Class StoreValueSchemasCacheService

  • All Implemented Interfaces:
    ReadOnlySchemaRepository, VeniceResource, java.io.Closeable, java.lang.AutoCloseable

    public class StoreValueSchemasCacheService
    extends AbstractVeniceService
    implements ReadOnlySchemaRepository
    This class implements the fast value schema/latest value schema lookup with acceptable delay. The reason to introduce this class is that we found two issues to use HelixReadOnlySchemaRepository directly in read compute path: 1. When ZK disconnect/re-connect happens, HelixReadOnlySchemaRepository will refresh its local cache, which would cause an increased GC count in read compute since HelixReadOnlySchemaRepository.refresh() is holding a giant write lock and all the value schema/latest value schema lookups in the read compute requests will be blocked.
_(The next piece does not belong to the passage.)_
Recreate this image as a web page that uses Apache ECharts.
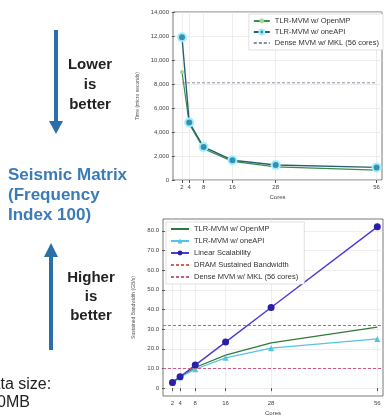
<!DOCTYPE html>
<html>
<head>
<meta charset="utf-8">
<script src="https://cdn.jsdelivr.net/npm/echarts@6/dist/echarts.min.js"></script>
<style>
  html, body { margin: 0; padding: 0; background: #fff; }
  #chart { width: 387px; height: 417px; }
</style>
</head>
<body>
<div id="chart"></div>
<script>
// cores on the x axis (both panels)
var cores = [2, 4, 8, 16, 28, 56]
// top panel: time
var timeOpenMP = [9000, 4700, 2600, 1550, 1100, 820]
var timeOneAPI = [11900, 4800, 2750, 1650, 1250, 1050]
var timeDense = 8100
// bottom panel: sustained bandwidth
var bwOpenMP = [2.9, 5.8, 10.5, 16.8, 23.0, 31.0]
var bwOneAPI = [2.8, 5.5, 9.6, 15.4, 20.3, 25.0]
var bwLinear = [2.9, 5.8, 11.7, 23.4, 41.0, 82.0]
var bwDram = 32
var bwDense = 10
var bwTicks = [0, 10, 20, 30, 40, 50, 60, 70, 80]

function pairs (vals) {
  return cores.map(function (c, i) { return [c, vals[i]] })
}

// legend entry drawn as a bare line (no marker)
function plain (name) {
  return { name: name, itemStyle: { opacity: 0 } }
}

var tickFont = { fontSize: 6, color: '#444', fontFamily: 'Liberation Sans' }
var gridLine = { show: true, lineStyle: { color: '#e2e2e2', width: 0.6 } }

var myCharts = echarts.init(document.getElementById('chart'))
myCharts.setOption({
  animation: false,
  textStyle: { fontFamily: 'Liberation Sans' },
  grid: [
    { left: 173, top: 12, width: 209, height: 168, show: true, borderColor: '#555', borderWidth: 0.8 },
    { left: 163, top: 219, width: 220, height: 177, show: true, borderColor: '#555', borderWidth: 0.8 }
  ],
  legend: [
    {
      data: ['TLR-MVM w/ OpenMP', 'TLR-MVM w/ oneAPI', plain('Dense MVM w/ MKL (56 cores)')],
      orient: 'vertical',
      right: 4,
      top: 14,
      itemWidth: 16,
      itemHeight: 6,
      itemGap: 3,
      padding: [3, 4, 3, 4],
      backgroundColor: '#fff',
      borderColor: '#ccc',
      borderWidth: 0.6,
      textStyle: { fontSize: 7.5, color: '#333' }
    },
    {
      data: [plain('TLR-MVM w/ OpenMP '), 'TLR-MVM w/ oneAPI ', 'Linear Scalability', plain('DRAM Sustained Bandwidth'), plain('Dense MVM w/ MKL (56 cores) ')],
      orient: 'vertical',
      left: 166,
      top: 222,
      itemWidth: 18,
      itemHeight: 6,
      itemGap: 4,
      padding: [3, 4, 3, 4],
      backgroundColor: '#fff',
      borderColor: '#ccc',
      borderWidth: 0.6,
      textStyle: { fontSize: 7.5, color: '#333' }
    }
  ],
  xAxis: [
    {
      type: 'value', gridIndex: 0, min: -0.5, max: 57.5,
      name: 'Cores', nameLocation: 'center', nameGap: 14,
      nameTextStyle: { fontSize: 6, color: '#444' },
      axisLine: { show: false },
      axisTick: { show: true, customValues: cores, length: 3, lineStyle: { color: '#555' } },
      axisLabel: Object.assign({ customValues: cores, margin: 4 }, tickFont),
      splitLine: gridLine
    },
    {
      type: 'value', gridIndex: 1, min: -0.5, max: 57.5,
      name: 'Cores', nameLocation: 'center', nameGap: 14,
      nameTextStyle: { fontSize: 6, color: '#444' },
      axisLine: { show: false },
      axisTick: { show: true, customValues: cores, length: 3, lineStyle: { color: '#555' } },
      axisLabel: Object.assign({ customValues: cores, margin: 4 }, tickFont),
      splitLine: gridLine
    }
  ],
  yAxis: [
    {
      type: 'value', gridIndex: 0, min: 0, max: 14000, interval: 2000,
      name: 'Time (micro seconds)', nameLocation: 'center', nameGap: 20,
      nameTextStyle: { fontSize: 5, color: '#555' },
      axisLine: { show: false },
      axisTick: { show: true, length: 3, lineStyle: { color: '#555' } },
      axisLabel: Object.assign({ margin: 4 }, tickFont),
      splitLine: gridLine
    },
    {
      type: 'value', gridIndex: 1, min: -4, max: 86,
      name: 'Sustained Bandwidth (GB/s)', nameLocation: 'center', nameGap: 17,
      nameTextStyle: { fontSize: 5, color: '#555' },
      axisLine: { show: false },
      axisTick: { show: true, customValues: bwTicks, length: 3, lineStyle: { color: '#555' } },
      axisLabel: Object.assign({
        customValues: bwTicks,
        margin: 4,
        formatter: function (v) { return v === 0 ? '0' : v.toFixed(1) }
      }, tickFont),
      splitLine: gridLine
    }
  ],
  series: [
    {
      name: 'TLR-MVM w/ OpenMP', type: 'line', xAxisIndex: 0, yAxisIndex: 0,
      data: pairs(timeOpenMP),
      symbol: 'circle', symbolSize: 4,
      lineStyle: { color: '#3c8c4a', width: 1.2 },
      itemStyle: { color: '#9fd89a' }
    },
    {
      name: 'TLR-MVM w/ oneAPI', type: 'line', xAxisIndex: 0, yAxisIndex: 0,
      data: pairs(timeOneAPI),
      symbol: 'circle', symbolSize: 8,
      lineStyle: { color: '#2b5f70', width: 1.4 },
      itemStyle: { color: '#3a8fb0', borderColor: '#9ef0ff', borderWidth: 2 }
    },
    {
      name: 'Dense MVM w/ MKL (56 cores)', type: 'line', xAxisIndex: 0, yAxisIndex: 0,
      data: cores.map(function (c) { return [c, timeDense] }),
      symbol: 'none',
      lineStyle: { color: '#8a8aa0', width: 1, type: [3, 2] },
      itemStyle: { color: '#8a8aa0' }
    },
    {
      name: 'TLR-MVM w/ OpenMP ', type: 'line', xAxisIndex: 1, yAxisIndex: 1,
      data: pairs(bwOpenMP),
      symbol: 'none',
      lineStyle: { color: '#2f7a3a', width: 1.2 },
      itemStyle: { color: '#2f7a3a' }
    },
    {
      name: 'TLR-MVM w/ oneAPI ', type: 'line', xAxisIndex: 1, yAxisIndex: 1,
      data: pairs(bwOneAPI),
      symbol: 'triangle', symbolSize: 6,
      lineStyle: { color: '#55c4e0', width: 1.2 },
      itemStyle: { color: '#55c4e0' }
    },
    {
      name: 'Linear Scalability', type: 'line', xAxisIndex: 1, yAxisIndex: 1,
      data: pairs(bwLinear),
      symbol: 'circle', symbolSize: 7,
      lineStyle: { color: '#4a3ad8', width: 1.4 },
      itemStyle: { color: '#2a1fa8' }
    },
    {
      name: 'DRAM Sustained Bandwidth', type: 'line', xAxisIndex: 1, yAxisIndex: 1,
      data: [],
      symbol: 'none',
      lineStyle: { color: '#e05a5a', width: 1, type: [3, 2] },
      itemStyle: { color: '#e05a5a' },
      markLine: {
        silent: true, symbol: 'none', label: { show: false },
        lineStyle: { color: '#e05a5a', width: 1, type: [3, 2] },
        data: [{ yAxis: bwDram }]
      }
    },
    {
      name: 'Dense MVM w/ MKL (56 cores) ', type: 'line', xAxisIndex: 1, yAxisIndex: 1,
      data: [],
      symbol: 'none',
      lineStyle: { color: '#c85a8a', width: 1, type: [3, 2] },
      itemStyle: { color: '#c85a8a' },
      markLine: {
        silent: true, symbol: 'none', label: { show: false },
        lineStyle: { color: '#c85a8a', width: 1, type: [3, 2] },
        data: [{ yAxis: bwDense }]
      }
    }
  ],
  graphic: [
    // down arrow
    { type: 'line', shape: { x1: 56, y1: 30, x2: 56, y2: 122 }, style: { stroke: '#2a6fa8', lineWidth: 4 } },
    { type: 'polygon', shape: { points: [[49, 121], [63, 121], [56, 134]] }, style: { fill: '#2a6fa8' } },
    // up arrow
    { type: 'line', shape: { x1: 51, y1: 350, x2: 51, y2: 256 }, style: { stroke: '#2a6fa8', lineWidth: 4 } },
    { type: 'polygon', shape: { points: [[44, 257], [58, 257], [51, 243]] }, style: { fill: '#2a6fa8' } },
    {
      type: 'text', x: 90, y: 55,
      style: { text: 'Lower\nis\nbetter', fill: '#222', font: 'bold 15px "Liberation Sans"', align: 'center', verticalAlign: 'top', lineHeight: 20 }
    },
    {
      type: 'text', x: 8, y: 165,
      style: { text: 'Seismic Matrix\n(Frequency\nIndex 100)', fill: '#3a7bb8', font: 'bold 17px "Liberation Sans"', verticalAlign: 'top', lineHeight: 20 }
    },
    {
      type: 'text', x: 91, y: 268,
      style: { text: 'Higher\nis\nbetter', fill: '#222', font: 'bold 15px "Liberation Sans"', align: 'center', verticalAlign: 'top', lineHeight: 19 }
    },
    {
      type: 'text', x: -20, y: 377,
      style: { text: 'Data size:', fill: '#222', font: '16px "Liberation Sans"', verticalAlign: 'top' }
    },
    {
      type: 'text', x: -3, y: 395,
      style: { text: '0MB', fill: '#222', font: '16px "Liberation Sans"', verticalAlign: 'top' }
    }
  ]
})
</script>
</body>
</html>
The GC count increase is significant (more than doubled in test cluster), which has been causing much higher CPU usage and higher latency; 2. The schema objects returned by HelixReadOnlySchemaRepository for the same schema are not always the same object since HelixReadOnlySchemaRepository.refresh() would always re-create new Schema objects, which will cause the inefficient de-serializer lookup in SerializerDeserializerFactory, which will compare the schema objects to find out the corresponding serializer/de-serializer (for read compute case, de-serializer is the concern). If the schema objects are not the same, Schema.hashCode() and Schema.equals(Object) will be used, in Avro-1.7 or above, Schema.hashCode() is optimized to only calculate once if it is read-only, but Schema.equals(Object) couldn't be avoided. Here how it works in this class: 1. It maintains a mapping between stores and their value schemas and latest value schema; 2. It will try to reuse the same Schema object for the same Schema Id within a store since value schema is immutable; 3. It maintains a refresh thread to update the local cache periodically; In theory, all the schema lookups shouldn't be blocked by invoking the underlying HelixReadOnlySchemaRepository since in reality, it will take a fair long time to register a new value schema/latest value schema and start using it in prod, so the periodical schema refresh should be able to take care of the new value schema/latest value schema discovery. Since the refresh is async, there is a delay there (at most 1 min), and it should be acceptable because of the previous assumption. So far, this class only supports value schema by id lookup and latest value schema lookup.